WTVT has its own mobile app, of course, and its best feature is mobile radar that “saves lives,” Dellegatto says.
But in general, he says, most of what one gets from apps is just model data that hasn’t been subject to human interpretation. Sifting through the various models and presenting a forecast that incorporates local knowledge is what meteorologists do.
“We never throw a raw number on the screen,” he says. “Our job is to know the strengths and weaknesses of the model data.”
To produce his forecasts, Dellegatto uses weather data and graphics from market leader The Weather Company (formerly WSI, now owned by IBM) and Baron Systems.
WTVT also has its own Doppler radar, made by Baron, a luxury that most stations don’t have but certainly an important tool in the thunderstorm-prone Tampa Bay market.
The station has its own web page dedicated to hurricane coverage, and has used Facebook Live to offer continuous coverage of major storms like Hurricane Irma. Dellegatto himself maintains a very active social media presence, with 300,000 followers on Facebook and 55,000 on Twitter.
Educating viewers has always been part of a meteorologist’s mission, and Dellegatto says he takes time to explain weather phenomena like a halo around the sun caused by ice crystals in the atmosphere.
Karl Eggestad, sales director for weather solutions at ChyronHego, sees a growing demand for “hyper-local” weather.
“That’s good in a way, that people have that level of expectation that data will be available and accurate. But there is a discrepancy between what people expect and what is possible, and can certainly be justified, on a scientific basis.
“What we are struggling with, in both the U.S. and globally, is that people expect to zoom down to their house, and look at the forecast for 3:35 p.m. tomorrow when they’re going to be packing their car in the driveway. That’s not the level of accuracy we’re talking about.
“While geographically we have the capability to show it, that’s not where weather forecasting is at. Not even observations are that local. People expect to see the radar zoom down to the corner of their street, but that is not possible. More local is not more accurate, and that is something we’re struggling with.”
While smartphones may have taken it to the next level, the emphasis on local weather information is nothing new, notes Justin Kiefer, chief meteorologist for Nexstar ABC affiliate WMBB Panama City, Fla.
Kiefer, a 31-year broadcast veteran who has worked in the Tallahassee, Tampa-St. Petersburg and Hartford, Conn., markets, recalls that it was about 15 years ago when high-resolution graphics got good enough to zoom down to the street level.
At the same time, news consultants and focus groups were telling news directors to make their weather more local. Soon the national weather maps that typically opened the weather segment became a thing of the past at many stations, says Kiefer.
“The only person we care about is the mom taking her kids to school in the morning,” he recalls. “Talking about a front over Idaho had no bearing on whether it was going to be raining in the morning.”

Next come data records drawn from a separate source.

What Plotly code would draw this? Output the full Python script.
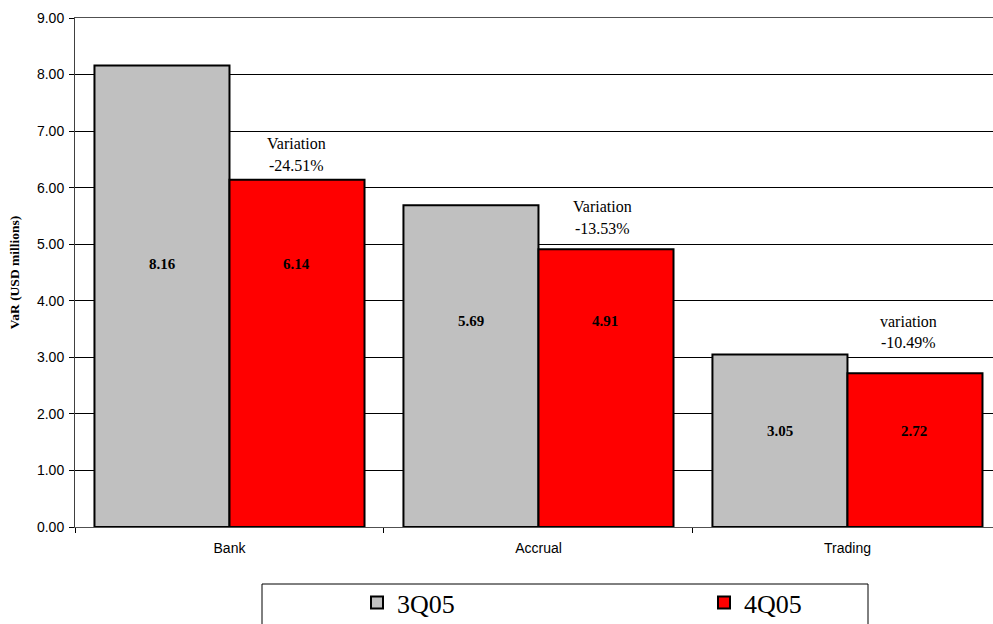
import plotly.graph_objects as go

categories = ["Bank", "Accrual", "Trading"]
series_names = ["3Q05", "4Q05"]
values_3q05 = [8.16, 5.69, 3.05]
values_4q05 = [6.14, 4.91, 2.72]
variation_words = ["Variation", "Variation", "variation"]
variation_pcts = ["-24.51%", "-13.53%", "-10.49%"]
y_ticks = [0, 1, 2, 3, 4, 5, 6, 7, 8, 9]

# layout helpers (positions, not data)
label_y = [4.65, 3.65, 1.70]
var_word_y = [6.78, 5.66, 3.63]
var_pct_y = [6.39, 5.27, 3.26]
var_xshift = [67, 64, 61]

W, H = 993, 624
L, R, T, B = 75, 0, 18, 97
pw = W - L - R
ph = H - T - B

fig = go.Figure()
fig.add_trace(go.Bar(name=series_names[0], x=categories, y=values_3q05,
                     marker=dict(color="#C0C0C0", line=dict(color="black", width=2))))
fig.add_trace(go.Bar(name=series_names[1], x=categories, y=values_4q05,
                     marker=dict(color="#FF0000", line=dict(color="black", width=2))))

times = "Liberation Serif, Times New Roman, serif"
arial = "Liberation Sans, Arial, sans-serif"

ann = []
for i, c in enumerate(categories):
    for vals, shift in ((values_3q05, -67), (values_4q05, 67)):
        ann.append(dict(x=c, y=label_y[i], xref="x", yref="y", xshift=shift,
                        text="<b>%.2f</b>" % vals[i], showarrow=False,
                        font=dict(family=times, size=15, color="black")))
    ann.append(dict(x=c, y=var_word_y[i], xref="x", yref="y", xshift=var_xshift[i],
                    text=variation_words[i], showarrow=False,
                    font=dict(family=times, size=16, color="black")))
    ann.append(dict(x=c, y=var_pct_y[i], xref="x", yref="y", xshift=var_xshift[i],
                    text=variation_pcts[i], showarrow=False,
                    font=dict(family=times, size=16, color="black")))

def px_x(p):
    return (p - L) / pw

def px_y(p):
    return (H - B - p) / ph

fig.update_layout(
    width=W, height=H, autosize=False,
    margin=dict(l=L, r=R, t=T, b=B, pad=0, autoexpand=False),
    paper_bgcolor="white", plot_bgcolor="white",
    barmode="group", bargap=0.126, bargroupgap=0,
    annotations=ann,
    showlegend=True,
    legend=dict(orientation="h", x=px_x(357), xanchor="left",
                y=px_y(579), yanchor="top",
                font=dict(family=times, size=26, color="black"),
                entrywidth=302, entrywidthmode="pixels",
                bgcolor="rgba(0,0,0,0)", borderwidth=0,
                traceorder="normal"),
    shapes=[dict(type="rect", xref="paper", yref="paper",
                 x0=px_x(262), x1=px_x(868), y0=px_y(640), y1=px_y(584),
                 line=dict(color="black", width=1), fillcolor="rgba(0,0,0,0)")],
    xaxis=dict(type="category", range=[-0.5, 2.471], tickson="boundaries",
               ticks="outside", ticklen=5, tickcolor="black",
               showline=True, linecolor="#505050", linewidth=1, mirror=True,
               showgrid=False, zeroline=False, automargin=False,
               ticklabelstandoff=8,
               tickfont=dict(family=arial, size=14, color="black")),
    yaxis=dict(range=[0, 9], tickvals=y_ticks, tickformat=".2f",
               ticks="outside", ticklen=5, tickcolor="black",
               showline=True, linecolor="#404040", linewidth=1,
               showgrid=True, gridcolor="black", gridwidth=1, zeroline=False,
               automargin=False, ticklabelstandoff=2,
               tickfont=dict(family=arial, size=14, color="black"),
               title=dict(text="<b>VaR (USD millions)</b>", standoff=14,
                          font=dict(family=times, size=13.5, color="black"))),
)

fig.write_html("out.html")
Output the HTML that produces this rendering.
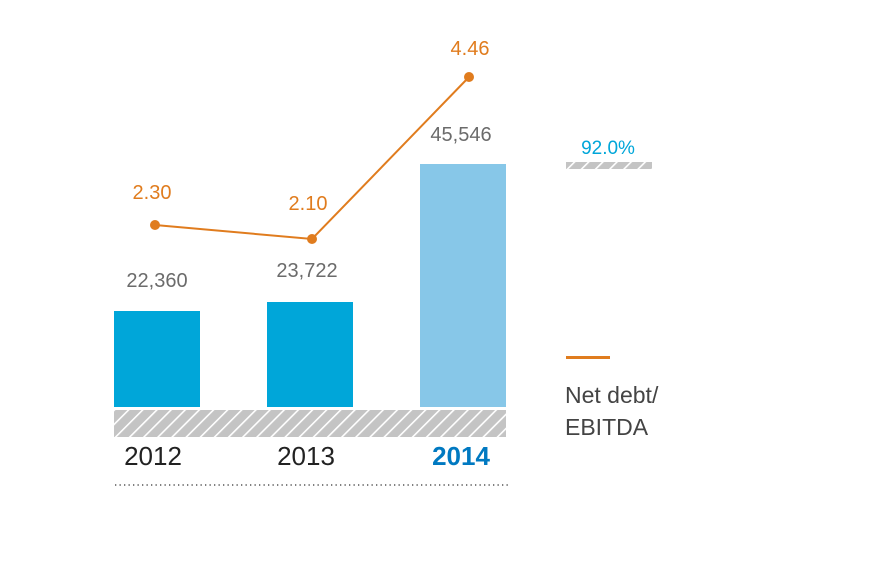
<!DOCTYPE html>
<html><head><meta charset="utf-8"><style>
html,body{margin:0;padding:0;background:#fff;}
svg{display:block;font-family:"Liberation Sans",sans-serif;}
</style></head><body>
<svg width="880" height="572" viewBox="0 0 880 572" xmlns="http://www.w3.org/2000/svg">
<defs>
<pattern id="h" patternUnits="userSpaceOnUse" width="10" height="10" patternTransform="rotate(45)">
<rect width="10" height="10" fill="#c4c4c4"/>
<rect x="0" y="0" width="1.6" height="10" fill="#fff"/>
</pattern>
</defs>
<rect x="114" y="311" width="86" height="96" fill="#00a6d9"/>
<rect x="267" y="302" width="86" height="105" fill="#00a6d9"/>
<rect x="420" y="164" width="86" height="243" fill="#87c7e8"/>
<rect x="114" y="410" width="392" height="27" fill="url(#h)"/>
<rect x="566" y="162" width="86" height="7" fill="url(#h)"/>
<line x1="115" y1="485" x2="508" y2="485" stroke="#333" stroke-width="1.3" stroke-dasharray="1.3 3.2"/>
<polyline points="155,225 312,239 469,77" fill="none" stroke="#e07c1e" stroke-width="2"/>
<circle cx="155" cy="225" r="5" fill="#e07c1e"/>
<circle cx="312" cy="239" r="5" fill="#e07c1e"/>
<circle cx="469" cy="77" r="5" fill="#e07c1e"/>
<g font-size="20" fill="#e07c1e" text-anchor="middle">
<text x="152" y="199">2.30</text>
<text x="308" y="210">2.10</text>
<text x="470" y="55">4.46</text>
</g>
<g font-size="20" fill="#6b6b6b" text-anchor="middle">
<text x="157" y="287">22,360</text>
<text x="307" y="277">23,722</text>
<text x="461" y="141">45,546</text>
</g>
<text x="608" y="154" font-size="19" fill="#00a6d9" text-anchor="middle">92.0%</text>
<g font-size="26" text-anchor="middle">
<text x="153" y="465" fill="#222">2012</text>
<text x="306" y="465" fill="#222">2013</text>
<text x="461" y="465" fill="#0079c1" font-weight="bold">2014</text>
</g>
<rect x="566" y="356" width="44" height="3" fill="#e07c1e"/>
<g font-size="23" fill="#444">
<text x="565" y="403">Net debt/</text>
<text x="565" y="435">EBITDA</text>
</g>
</svg>
</body></html>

Since then technology has improved to deliver forecasts on an ever-tighter local basis. Kiefer notes that there are “very good and somewhat reliable high-resolution computer models” that predict weather down to the one-kilometer level by pulling data from weather balloons, satellites and radar. But there are limits.
“You don’t have enough computing power to bring it down to someone’s backyard,” he says.

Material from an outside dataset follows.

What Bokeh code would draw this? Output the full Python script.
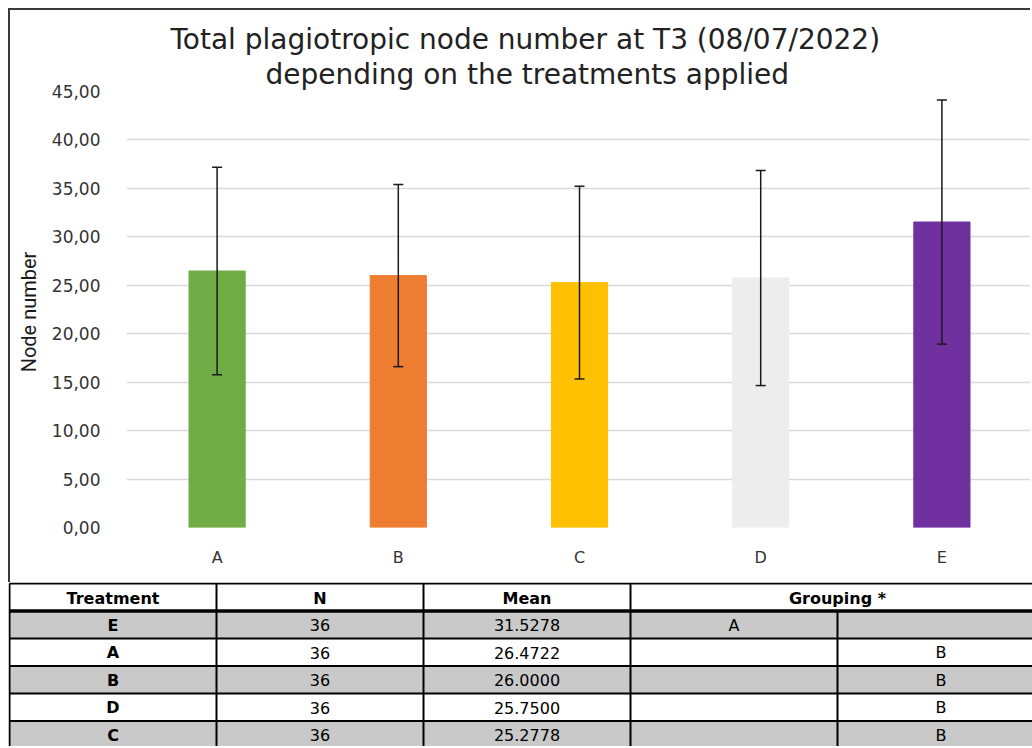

But one can deliver segmented forecasts tailored to particular areas and interests in a market.
Kiefer, who uses weather data and graphics systems from Baron, breaks his forecast into coastal and inland zones; for example, there might only be a 10% chance of rain at the coast but a 40% chance inland on a given day.
He also uses his knowledge of the local seabreeze — he says there are five variations depending on the direction of the prevailing weather system (gradient) wind and other atmospheric variables — to shape his boat and beach forecasts. His understanding of the seabreeze also helps him predict how inland storms may progress overnight, something the computer models often miss.

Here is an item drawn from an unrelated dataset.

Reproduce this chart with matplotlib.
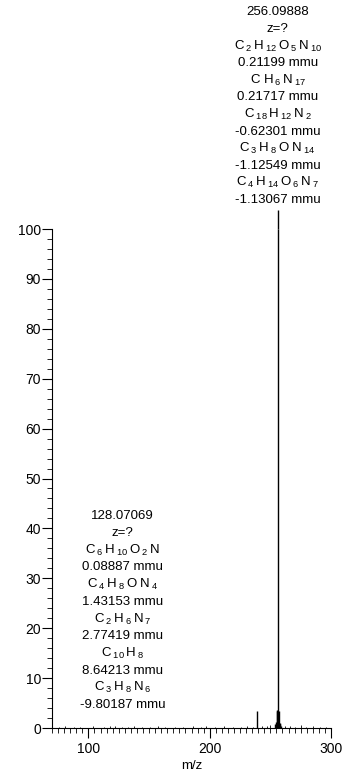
import numpy as np
import matplotlib.pyplot as plt
from matplotlib.ticker import MultipleLocator, FixedLocator

plt.rcParams['font.family'] = ['Liberation Sans', 'DejaVu Sans']
plt.rcParams['mathtext.fontset'] = 'custom'
plt.rcParams['mathtext.rm'] = 'Liberation Sans'

# peaks (m/z, relative abundance)
main_mz = [256.09888]
main_int = [100.0]
minor_mz = [239.1, 253.6, 254.5, 255.1, 255.5, 257.1, 257.6, 258.1, 259.0]
minor_int = [3.5, 0.8, 1.2, 3.4, 3.6, 3.4, 1.0, 0.9, 0.5]
noise_mz = [76, 81, 88, 93, 104, 113, 118, 122, 128.07, 133, 138, 144, 151, 157,
            163, 171, 178, 186, 193, 197, 204, 212, 219, 226, 231, 236, 243, 247,
            250, 262, 266, 270, 275, 279, 285, 291, 296]
noise_int = [0.3, 0.4, 0.2, 0.3, 0.4, 0.3, 0.5, 0.4, 0.3, 0.2, 0.5, 0.3, 0.2, 0.4,
             0.3, 0.2, 0.3, 0.4, 0.3, 0.5, 0.3, 0.4, 0.3, 0.2, 0.4, 0.3, 0.5, 0.4,
             0.6, 0.5, 0.4, 0.3, 0.6, 0.3, 0.4, 0.3, 0.2]

top_label = ['256.09888', 'z=?',
             r'$\mathregular{C\,_2\,H\,_{12}\,O\,_5\,N\,_{10}}$', '0.21199 mmu',
             r'$\mathregular{C\;H\,_6\,N\,_{17}}$', '0.21717 mmu',
             r'$\mathregular{C\,_{18}\,H\,_{12}\,N\,_2}$', '-0.62301 mmu',
             r'$\mathregular{C\,_3\,H\,_8\,O\;N\,_{14}}$', '-1.12549 mmu',
             r'$\mathregular{C\,_4\,H\,_{14}\,O\,_6\,N\,_7}$', '-1.13067 mmu']
low_label = ['128.07069', 'z=?',
             r'$\mathregular{C\,_6\,H\,_{10}\,O\,_2\,N}$', '0.08887 mmu',
             r'$\mathregular{C\,_4\,H\,_8\,O\;N\,_4}$', '1.43153 mmu',
             r'$\mathregular{C\,_2\,H\,_6\,N\,_7}$', '2.77419 mmu',
             r'$\mathregular{C\,_{10}\,H\,_8}$', '8.64213 mmu',
             r'$\mathregular{C\,_3\,H\,_8\,N\,_6}$', '-9.80187 mmu']

fig = plt.figure(figsize=(3.46, 7.74), dpi=100)
ax = fig.add_axes([52/346, 46/774, (331-52)/346, (728-0)/774])

ax.vlines(noise_mz, 0, noise_int, color='k', lw=0.6)
ax.vlines(minor_mz, 0, minor_int, color='k', lw=1.0)
ax.vlines(main_mz, 0, main_int, color='k', lw=1.0)
# leader from peak top up to label
ax.vlines(main_mz, 100, 103.8, color='k', lw=1.0)

ax.set_xlim(70, 300)
ax.set_ylim(0, 145.9)
ax.spines['top'].set_visible(False)
ax.spines['right'].set_visible(False)
ax.spines['left'].set_bounds(0, 100)
ax.spines['bottom'].set_bounds(70, 300)
ax.set_yticks(range(0, 101, 10))
ax.yaxis.set_minor_locator(FixedLocator(range(0, 101, 2)))
ax.set_xticks([100, 200, 300])
ax.xaxis.set_minor_locator(MultipleLocator(5))
ax.tick_params(axis='both', which='major', length=7, width=0.8, labelsize=10)
ax.tick_params(axis='y', which='major', pad=0.8)
ax.tick_params(axis='x', which='major', pad=3)
ax.tick_params(axis='both', which='minor', length=3.5, width=0.6)
ax.set_xlabel('m/z', fontsize=9.5, labelpad=3)

px = 0.72  # points per pixel
for i, s in enumerate(reversed(top_label)):
    ax.annotate(s, xy=(main_mz[0], 100), xytext=(0, (29 + 17.1 * i) * px),
                textcoords='offset points', ha='center', va='center', fontsize=9.5)
for i, s in enumerate(reversed(low_label)):
    ax.annotate(s, xy=(128.07069, 0), xytext=(0, (23 + 17.2 * i) * px),
                textcoords='offset points', ha='center', va='center', fontsize=9.5)

fig.savefig('out.png', dpi=100)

“I think the local knowledge that experienced meteorologists can lend to the product is invaluable.”
Keifer says say the national upgrade of National Weather Service Doppler radars to dual-polarizaton technology several years ago was a dramatic improvement to storm coverage.
The addition of radar in the vertical plane allowed graphics vendors to deliver a three-dimensional look at storms and let meteorologists more easily confirm the presence of a tornado as the radar would now not only pick up rain but also show trees and debris in a cloud. That is particularly crucial in markets where tornados are a threat many months of the year.
“You can confirm a tornado on the ground because of the dual polarization,” says Jarod Floyd, chief meteorologist for Nexstar’s NBC affiliate KTVE West Monroe, La.. “You can see the debris getting picked up by a tornado. Viewers don’t want to hear about something, they want to see it. You can tell them to move indoors now, but they’ll act a lot more responsibly when they know it’s happening.”
For some TV meteorologists, the job has expanded to dispelling “fake news” about weather that is being disseminated through social media.
Floyd has been a broadcast meteorologist since 2006. In recent years, he has frequently fielded inquiries from worried viewers who have seen dire forecasts from amateur forecasters on Facebook or Twitter.
“I was saying recently to another meteorologist, we’re not competing against each other, we’re competing against misinformation,” says Floyd.
“That’s where the industry has really changed in the last four or five years with social media. So many people have an open, unedited voice and use social media to post doomsday scenarios.
“They put up screen shots saying we’re going to get a foot and a half of rain, and we get calls from viewers who want to know, ‘Is this true?’ We spend so much of our time now killing the spread of misinformation, so much more than 10 years ago.”